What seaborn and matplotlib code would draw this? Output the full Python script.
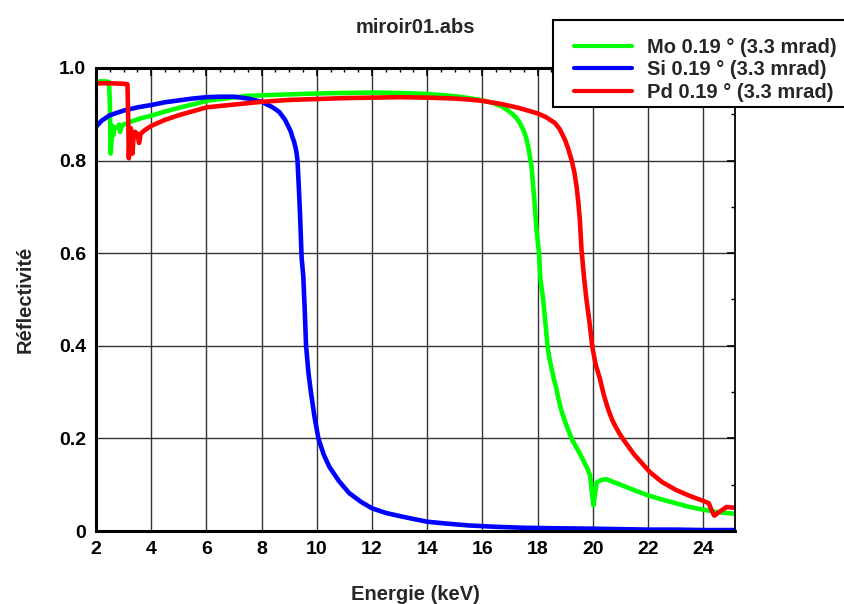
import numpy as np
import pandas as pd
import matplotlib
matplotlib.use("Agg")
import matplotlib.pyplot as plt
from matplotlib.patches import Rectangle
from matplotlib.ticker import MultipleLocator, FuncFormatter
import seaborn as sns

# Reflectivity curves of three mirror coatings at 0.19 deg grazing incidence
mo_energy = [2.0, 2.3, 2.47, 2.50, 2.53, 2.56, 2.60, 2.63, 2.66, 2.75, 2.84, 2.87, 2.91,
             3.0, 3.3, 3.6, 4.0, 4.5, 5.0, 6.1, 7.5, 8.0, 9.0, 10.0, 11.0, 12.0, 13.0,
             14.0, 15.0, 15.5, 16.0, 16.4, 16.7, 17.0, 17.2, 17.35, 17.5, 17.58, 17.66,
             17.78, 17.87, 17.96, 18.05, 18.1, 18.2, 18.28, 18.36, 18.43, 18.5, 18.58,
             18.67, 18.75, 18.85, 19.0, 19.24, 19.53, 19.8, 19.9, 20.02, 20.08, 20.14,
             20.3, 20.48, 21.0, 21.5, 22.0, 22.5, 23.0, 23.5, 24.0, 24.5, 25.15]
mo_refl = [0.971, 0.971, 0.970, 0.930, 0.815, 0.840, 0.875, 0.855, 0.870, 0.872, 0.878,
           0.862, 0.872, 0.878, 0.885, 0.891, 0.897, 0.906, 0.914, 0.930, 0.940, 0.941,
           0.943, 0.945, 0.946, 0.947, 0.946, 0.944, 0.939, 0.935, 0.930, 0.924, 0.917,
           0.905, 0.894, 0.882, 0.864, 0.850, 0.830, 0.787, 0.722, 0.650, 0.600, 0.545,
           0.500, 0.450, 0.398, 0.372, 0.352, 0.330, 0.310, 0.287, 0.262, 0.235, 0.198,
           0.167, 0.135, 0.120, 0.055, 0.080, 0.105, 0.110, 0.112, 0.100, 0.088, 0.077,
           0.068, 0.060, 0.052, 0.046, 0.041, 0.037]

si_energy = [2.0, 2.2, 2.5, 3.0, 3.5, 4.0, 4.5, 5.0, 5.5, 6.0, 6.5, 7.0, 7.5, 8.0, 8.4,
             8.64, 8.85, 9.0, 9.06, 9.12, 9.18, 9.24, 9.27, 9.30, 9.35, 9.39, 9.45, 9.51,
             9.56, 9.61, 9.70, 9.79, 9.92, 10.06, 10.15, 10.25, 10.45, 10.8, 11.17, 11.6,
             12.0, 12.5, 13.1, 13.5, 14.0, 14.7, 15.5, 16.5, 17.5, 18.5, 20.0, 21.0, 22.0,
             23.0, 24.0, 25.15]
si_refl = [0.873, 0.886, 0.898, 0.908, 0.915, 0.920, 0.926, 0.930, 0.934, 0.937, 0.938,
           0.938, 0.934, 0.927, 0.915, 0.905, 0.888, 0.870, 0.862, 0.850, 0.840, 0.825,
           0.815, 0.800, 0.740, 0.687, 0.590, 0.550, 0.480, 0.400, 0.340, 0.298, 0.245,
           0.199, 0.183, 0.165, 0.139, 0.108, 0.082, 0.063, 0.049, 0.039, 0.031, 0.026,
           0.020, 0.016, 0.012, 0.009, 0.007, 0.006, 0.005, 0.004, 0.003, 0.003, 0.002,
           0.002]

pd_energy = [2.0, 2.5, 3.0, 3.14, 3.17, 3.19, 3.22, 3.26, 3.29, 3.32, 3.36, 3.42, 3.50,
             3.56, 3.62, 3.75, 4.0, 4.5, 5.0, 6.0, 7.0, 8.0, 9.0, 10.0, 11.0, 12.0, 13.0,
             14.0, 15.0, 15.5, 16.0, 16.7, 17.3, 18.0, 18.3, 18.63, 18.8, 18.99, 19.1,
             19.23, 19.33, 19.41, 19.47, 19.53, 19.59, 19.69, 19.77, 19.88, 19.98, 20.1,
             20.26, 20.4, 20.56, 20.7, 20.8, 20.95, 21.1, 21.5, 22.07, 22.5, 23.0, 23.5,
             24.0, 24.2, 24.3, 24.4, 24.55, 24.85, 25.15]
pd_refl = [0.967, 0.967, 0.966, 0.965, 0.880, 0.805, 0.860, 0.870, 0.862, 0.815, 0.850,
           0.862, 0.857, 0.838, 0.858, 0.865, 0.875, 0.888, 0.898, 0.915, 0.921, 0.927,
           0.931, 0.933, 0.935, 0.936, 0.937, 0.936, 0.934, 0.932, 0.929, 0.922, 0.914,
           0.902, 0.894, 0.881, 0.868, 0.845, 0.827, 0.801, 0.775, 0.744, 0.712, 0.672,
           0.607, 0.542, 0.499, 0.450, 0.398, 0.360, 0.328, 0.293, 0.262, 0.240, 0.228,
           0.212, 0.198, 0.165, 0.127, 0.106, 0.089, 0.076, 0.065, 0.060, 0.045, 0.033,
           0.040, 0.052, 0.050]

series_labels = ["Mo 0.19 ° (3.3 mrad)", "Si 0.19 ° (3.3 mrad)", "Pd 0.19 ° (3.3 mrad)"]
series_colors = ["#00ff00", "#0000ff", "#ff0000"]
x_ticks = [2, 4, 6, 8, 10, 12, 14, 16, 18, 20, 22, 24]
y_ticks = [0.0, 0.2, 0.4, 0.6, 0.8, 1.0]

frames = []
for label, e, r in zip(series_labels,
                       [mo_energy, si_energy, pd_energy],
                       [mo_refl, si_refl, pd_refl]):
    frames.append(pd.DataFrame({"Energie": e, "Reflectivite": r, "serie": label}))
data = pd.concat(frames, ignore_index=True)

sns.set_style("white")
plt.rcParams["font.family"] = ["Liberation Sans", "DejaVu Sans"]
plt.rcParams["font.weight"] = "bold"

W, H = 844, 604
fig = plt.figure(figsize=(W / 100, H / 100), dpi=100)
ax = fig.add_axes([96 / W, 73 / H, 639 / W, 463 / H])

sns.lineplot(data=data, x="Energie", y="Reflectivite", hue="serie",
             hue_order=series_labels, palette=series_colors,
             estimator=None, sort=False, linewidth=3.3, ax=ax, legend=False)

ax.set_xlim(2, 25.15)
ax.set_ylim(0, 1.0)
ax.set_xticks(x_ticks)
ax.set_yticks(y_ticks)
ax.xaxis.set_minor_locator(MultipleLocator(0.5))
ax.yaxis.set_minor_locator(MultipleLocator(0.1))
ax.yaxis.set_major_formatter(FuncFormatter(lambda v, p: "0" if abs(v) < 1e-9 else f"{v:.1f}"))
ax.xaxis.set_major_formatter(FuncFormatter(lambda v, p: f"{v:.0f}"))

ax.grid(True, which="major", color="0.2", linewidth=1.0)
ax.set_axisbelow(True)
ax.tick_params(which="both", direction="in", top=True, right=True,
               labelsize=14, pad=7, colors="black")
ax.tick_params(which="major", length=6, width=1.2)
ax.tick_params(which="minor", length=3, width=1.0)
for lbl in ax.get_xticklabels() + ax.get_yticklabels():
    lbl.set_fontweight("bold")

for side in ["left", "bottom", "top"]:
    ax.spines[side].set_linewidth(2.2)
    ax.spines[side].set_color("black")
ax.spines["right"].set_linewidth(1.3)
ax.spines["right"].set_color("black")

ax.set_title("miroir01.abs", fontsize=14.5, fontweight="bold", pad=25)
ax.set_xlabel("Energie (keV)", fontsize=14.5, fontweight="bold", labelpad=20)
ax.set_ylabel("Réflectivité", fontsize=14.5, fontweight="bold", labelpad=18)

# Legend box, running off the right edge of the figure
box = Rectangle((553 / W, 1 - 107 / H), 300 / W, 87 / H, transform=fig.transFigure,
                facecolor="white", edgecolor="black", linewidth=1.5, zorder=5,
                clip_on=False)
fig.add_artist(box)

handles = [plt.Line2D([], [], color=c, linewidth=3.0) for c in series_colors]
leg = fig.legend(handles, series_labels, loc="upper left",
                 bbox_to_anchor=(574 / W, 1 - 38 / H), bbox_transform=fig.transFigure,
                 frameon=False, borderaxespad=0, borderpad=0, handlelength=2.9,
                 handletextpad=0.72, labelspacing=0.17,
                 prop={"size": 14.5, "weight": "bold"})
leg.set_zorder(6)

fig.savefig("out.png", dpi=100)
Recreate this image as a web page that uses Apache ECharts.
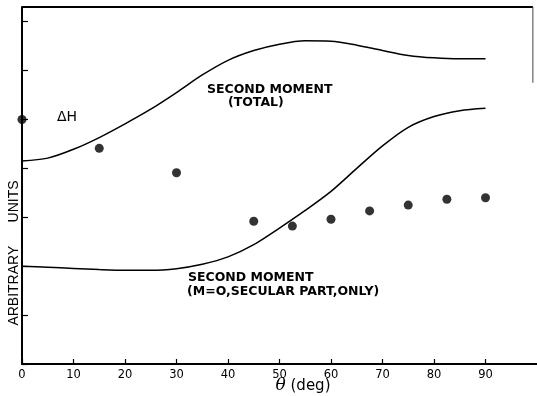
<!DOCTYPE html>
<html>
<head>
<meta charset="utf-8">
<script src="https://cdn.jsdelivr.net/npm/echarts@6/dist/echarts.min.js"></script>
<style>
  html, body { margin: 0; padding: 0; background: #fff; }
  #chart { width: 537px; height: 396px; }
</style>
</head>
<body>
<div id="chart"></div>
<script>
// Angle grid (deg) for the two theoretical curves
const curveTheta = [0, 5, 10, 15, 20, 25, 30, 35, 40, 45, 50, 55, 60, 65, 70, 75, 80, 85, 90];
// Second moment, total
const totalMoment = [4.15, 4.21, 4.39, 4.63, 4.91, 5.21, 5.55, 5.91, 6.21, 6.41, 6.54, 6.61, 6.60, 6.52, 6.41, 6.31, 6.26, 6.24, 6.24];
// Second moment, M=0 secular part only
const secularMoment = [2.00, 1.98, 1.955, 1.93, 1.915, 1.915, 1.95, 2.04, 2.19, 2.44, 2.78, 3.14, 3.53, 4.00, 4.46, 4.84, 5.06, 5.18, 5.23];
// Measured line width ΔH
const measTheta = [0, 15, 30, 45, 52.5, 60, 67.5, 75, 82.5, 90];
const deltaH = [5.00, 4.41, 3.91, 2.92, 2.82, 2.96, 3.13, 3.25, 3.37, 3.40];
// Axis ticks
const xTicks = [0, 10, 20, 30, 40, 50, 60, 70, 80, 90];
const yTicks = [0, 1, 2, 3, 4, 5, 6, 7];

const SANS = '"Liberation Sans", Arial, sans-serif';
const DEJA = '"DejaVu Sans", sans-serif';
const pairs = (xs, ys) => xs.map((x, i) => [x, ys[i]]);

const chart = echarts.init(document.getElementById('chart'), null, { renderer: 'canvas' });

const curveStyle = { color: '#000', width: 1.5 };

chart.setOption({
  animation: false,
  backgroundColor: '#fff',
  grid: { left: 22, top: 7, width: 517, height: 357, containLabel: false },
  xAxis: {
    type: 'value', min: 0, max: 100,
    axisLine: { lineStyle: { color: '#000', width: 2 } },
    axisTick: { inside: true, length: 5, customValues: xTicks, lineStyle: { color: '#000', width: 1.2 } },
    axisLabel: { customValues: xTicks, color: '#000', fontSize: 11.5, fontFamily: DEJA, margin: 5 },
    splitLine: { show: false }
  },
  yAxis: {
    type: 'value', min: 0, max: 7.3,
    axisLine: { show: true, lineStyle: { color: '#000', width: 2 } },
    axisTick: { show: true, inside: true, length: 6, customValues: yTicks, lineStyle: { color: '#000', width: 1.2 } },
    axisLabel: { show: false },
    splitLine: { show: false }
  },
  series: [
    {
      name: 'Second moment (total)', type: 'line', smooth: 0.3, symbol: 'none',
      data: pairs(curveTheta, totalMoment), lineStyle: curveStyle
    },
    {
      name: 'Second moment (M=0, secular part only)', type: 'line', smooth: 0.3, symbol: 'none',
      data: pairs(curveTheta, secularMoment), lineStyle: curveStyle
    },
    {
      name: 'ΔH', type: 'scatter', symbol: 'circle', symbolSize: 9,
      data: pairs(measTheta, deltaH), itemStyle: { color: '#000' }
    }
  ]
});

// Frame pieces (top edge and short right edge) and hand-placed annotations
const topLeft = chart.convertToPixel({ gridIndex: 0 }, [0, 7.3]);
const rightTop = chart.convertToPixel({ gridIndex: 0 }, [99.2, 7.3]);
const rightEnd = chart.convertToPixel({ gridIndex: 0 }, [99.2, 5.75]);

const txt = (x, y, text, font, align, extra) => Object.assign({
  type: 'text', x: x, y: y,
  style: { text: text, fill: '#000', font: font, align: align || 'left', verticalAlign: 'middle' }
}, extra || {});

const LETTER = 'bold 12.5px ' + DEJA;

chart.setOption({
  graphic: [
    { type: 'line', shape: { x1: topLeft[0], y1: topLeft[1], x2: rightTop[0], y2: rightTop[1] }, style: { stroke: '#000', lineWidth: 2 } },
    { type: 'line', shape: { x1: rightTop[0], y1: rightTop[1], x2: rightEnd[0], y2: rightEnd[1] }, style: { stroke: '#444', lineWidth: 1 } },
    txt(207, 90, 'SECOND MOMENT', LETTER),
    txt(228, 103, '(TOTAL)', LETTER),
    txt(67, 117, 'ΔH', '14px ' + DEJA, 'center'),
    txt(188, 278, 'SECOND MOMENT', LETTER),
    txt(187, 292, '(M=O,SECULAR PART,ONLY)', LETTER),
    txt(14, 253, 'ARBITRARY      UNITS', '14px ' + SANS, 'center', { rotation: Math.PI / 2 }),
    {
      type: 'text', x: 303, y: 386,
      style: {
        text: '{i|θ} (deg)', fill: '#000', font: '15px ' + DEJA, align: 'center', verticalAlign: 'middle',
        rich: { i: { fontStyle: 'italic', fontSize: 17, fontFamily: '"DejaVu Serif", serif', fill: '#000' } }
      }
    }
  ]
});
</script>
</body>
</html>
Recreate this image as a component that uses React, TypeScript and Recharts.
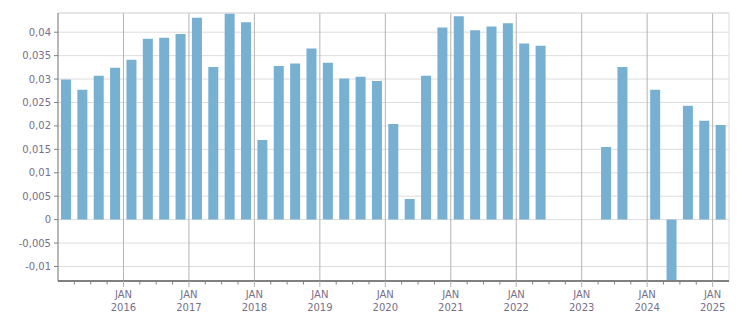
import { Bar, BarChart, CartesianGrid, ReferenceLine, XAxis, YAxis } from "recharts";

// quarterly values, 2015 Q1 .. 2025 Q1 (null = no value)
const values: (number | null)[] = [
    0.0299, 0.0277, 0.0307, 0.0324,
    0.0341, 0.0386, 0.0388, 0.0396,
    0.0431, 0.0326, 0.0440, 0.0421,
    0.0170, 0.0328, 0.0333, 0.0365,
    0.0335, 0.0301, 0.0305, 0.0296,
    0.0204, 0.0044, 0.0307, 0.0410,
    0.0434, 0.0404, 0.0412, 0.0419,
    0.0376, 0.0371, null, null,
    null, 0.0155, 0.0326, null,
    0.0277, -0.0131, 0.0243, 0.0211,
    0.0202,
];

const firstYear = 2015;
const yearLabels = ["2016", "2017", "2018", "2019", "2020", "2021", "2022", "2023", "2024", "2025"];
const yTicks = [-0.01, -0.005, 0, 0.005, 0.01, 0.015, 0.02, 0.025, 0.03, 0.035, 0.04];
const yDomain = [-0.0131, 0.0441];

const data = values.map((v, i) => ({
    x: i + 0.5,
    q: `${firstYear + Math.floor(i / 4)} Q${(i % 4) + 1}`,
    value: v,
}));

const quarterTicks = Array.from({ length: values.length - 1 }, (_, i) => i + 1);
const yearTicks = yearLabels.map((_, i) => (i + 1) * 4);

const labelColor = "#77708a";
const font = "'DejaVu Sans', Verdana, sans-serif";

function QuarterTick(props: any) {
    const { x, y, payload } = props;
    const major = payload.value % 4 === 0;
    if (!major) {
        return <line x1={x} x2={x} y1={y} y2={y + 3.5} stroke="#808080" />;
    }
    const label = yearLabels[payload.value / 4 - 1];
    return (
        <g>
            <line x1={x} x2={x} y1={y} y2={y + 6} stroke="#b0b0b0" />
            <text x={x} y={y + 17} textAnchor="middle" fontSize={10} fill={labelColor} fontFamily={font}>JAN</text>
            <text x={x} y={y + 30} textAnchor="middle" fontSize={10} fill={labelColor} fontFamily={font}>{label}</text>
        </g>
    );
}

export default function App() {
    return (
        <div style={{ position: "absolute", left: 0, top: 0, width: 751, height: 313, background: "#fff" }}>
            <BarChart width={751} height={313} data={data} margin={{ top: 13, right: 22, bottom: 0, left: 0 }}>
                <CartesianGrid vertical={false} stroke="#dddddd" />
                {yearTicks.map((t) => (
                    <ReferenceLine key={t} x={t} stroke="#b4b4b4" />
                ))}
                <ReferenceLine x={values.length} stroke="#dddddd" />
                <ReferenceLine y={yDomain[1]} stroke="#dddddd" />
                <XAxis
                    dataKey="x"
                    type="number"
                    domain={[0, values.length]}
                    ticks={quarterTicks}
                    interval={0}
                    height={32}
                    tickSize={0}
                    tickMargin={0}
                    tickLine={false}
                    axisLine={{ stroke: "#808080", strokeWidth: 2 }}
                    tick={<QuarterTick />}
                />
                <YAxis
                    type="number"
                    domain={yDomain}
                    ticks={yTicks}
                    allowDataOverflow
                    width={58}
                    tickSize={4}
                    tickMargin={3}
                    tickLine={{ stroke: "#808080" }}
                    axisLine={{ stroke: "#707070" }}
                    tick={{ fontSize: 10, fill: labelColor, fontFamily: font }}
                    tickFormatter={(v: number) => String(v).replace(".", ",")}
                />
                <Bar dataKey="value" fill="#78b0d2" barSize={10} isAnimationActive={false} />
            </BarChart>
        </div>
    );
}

Goal: Restate word for word only the lines from where the entries begin through the one with "import seaborn as sns"; omit the pictures.

Exercise response:
What seaborn and matplotlib code would draw this? Output the full Python script.
import numpy as np
import pandas as pd
import matplotlib
matplotlib.use("Agg")
import matplotlib.pyplot as plt
from matplotlib.patches import Rectangle
from matplotlib.ticker import MultipleLocator, FuncFormatter
import seaborn as sns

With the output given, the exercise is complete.